A first amended complaint was filed in November 2012 in the consolidated lawsuit with Szpyrka and Khalilah Gilmore-Wright as named plaintiffs. Szpyrka said she paid $26.95 monthly for a premium LinkedIn account, and Gilmore-Wright reported paying a monthly $99.95 fee. The putative class would have included any premium LinkedIn users who paid for a premium account prior to June 7, 2012.
The plaintiffs' complaint argued LinkedIn did not use industry standard protocols when storing passwords. The complaint said the company should have repeatedly “hashed” and “salted” the passwords.
“Hashing,” the complaint said, inputs a password into a “cryptographic hash function” that converts the data “into an unreadable, encrypted format.” It added that “salting” refers to assigning random values to a password “before the text undergoes the hashing process.”
The court noted that the plaintiffs' theory of economic harm in the case had provided standing in food mislabeling cases. For example, the court said in Chavez v. Blue Sky Natural Beverage Co., 340 F. App'x 359 (9th Cir. 2009), the U.S. Court of Appeals for the Ninth Circuit ruled a plaintiff had standing when he alleged he would not have purchased a product if he had known its actual geographic origins.
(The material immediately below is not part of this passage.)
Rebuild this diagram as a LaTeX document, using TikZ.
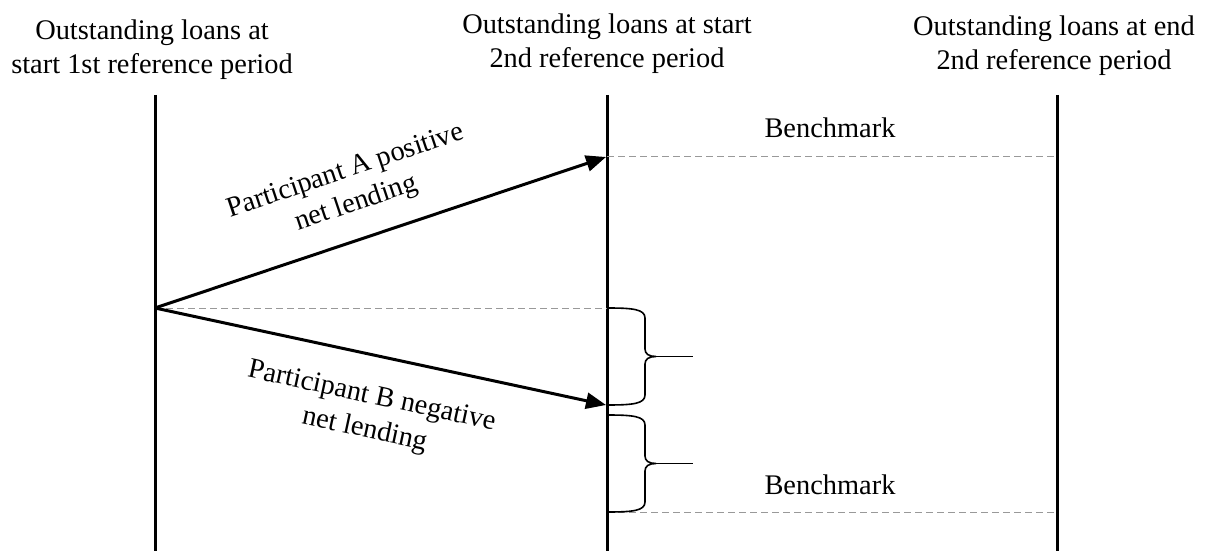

“[W]hen a member purchases a premium account upgrade, the bargain is not for a particular level of security, but actually for the advanced networking tools and capabilities to facilitate enhanced usage of LinkedIn's services,” the court said.
A third issue, the court said, was that the case primarily brought breach-of-contract claims against LinkedIn. The plaintiffs' allegations that they did not receive the full security protections they had bargained for could not be the “resulting damages” required for a breach-of-contract claim, the court held.
A final manner in which the lawsuit was distinguishable was that courts usually require “something more” in cases where plaintiffs allege a wrong was suffered because of a product's insufficient performance or how it functioned. The court said in this case, it might be the theft of plaintiffs' personally identifiable information.
It therefore dismissed the complaint but provided the plaintiffs with leave to amend.
Jay Edelson, Ari J. Scharg, Christopher L. Dore, and Rafey S. Balabanian, of Edelson McGuire LLC's Chicago office; Sean P. Reis, of Edelson's Rancho Santa Margarita, Calif., office; Laurence D. King and Linda M. Fong, of Kaplan Fox & Kilsheimer LLP's San Francisco office; Joseph J. Siprut, of Siprut PC's Chicago office; Todd C. Atkins, of Siprut's San Diego office; and David C. Parisi and Suzanne L. Havens Beckman, of Parisi & Havens LLP, in Sherman Oaks, Calif., represented the class plaintiffs. Michael G. Rhodes, Matthew D. Brown, and Whitty Somvichian, of Cooley LLP, in San Francisco, represented LinkedIn.